Conclusion: understand your energy bills

Delving into the detail of your energy bill can help you figure out if you're on the wrong energy tariff or you're paying too much for your energy.

It can also alert you to specific problems such a back-bill for a large amount of energy you previously haven't been charged for - find out more about the rules on energy catch-up bills and customers' rights around them.

Customers signed up to online energy plans may have to take an extra step to access their energy bill - sometimes it might involve logging into the supplier's online portal and accessing the bill in that way.

It's definitely worth it, though, since working out we're coming to the end of a fixed energy plan in advance means we can move onto a good tariff straight away rather than being rolled onto a potentially expensive variable tariff.

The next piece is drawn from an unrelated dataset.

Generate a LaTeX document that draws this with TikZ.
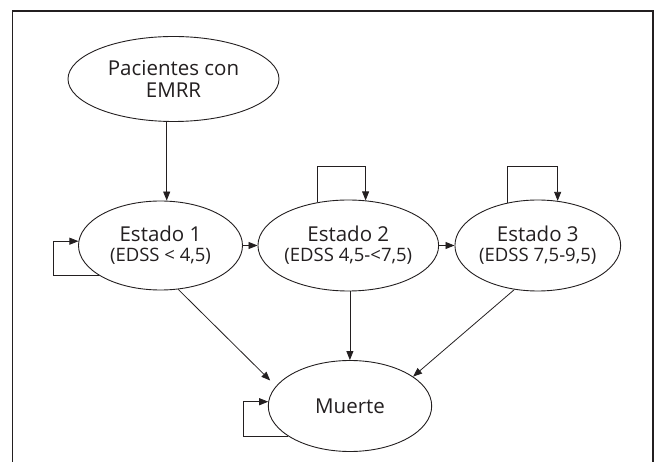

If you think there's a problem with your energy bill or something doesn't make sense, read more about your rights as an energy customer and how to complain about an energy supplier.

Comments (2)

Roger W Turner
16 November 2021

I'd like to know *all* the meter-reading-type abbreviations. A, C & E are easy but are the only ones you mention. My supplier also uses S for Smart and explains it. But they also use D & F without explanation.

Elina Wilcock replying to Roger W Turner
8 December 2021

D means usually deemed read (calculated by supplier based on historic reads) and F means final read to which the account is closed to.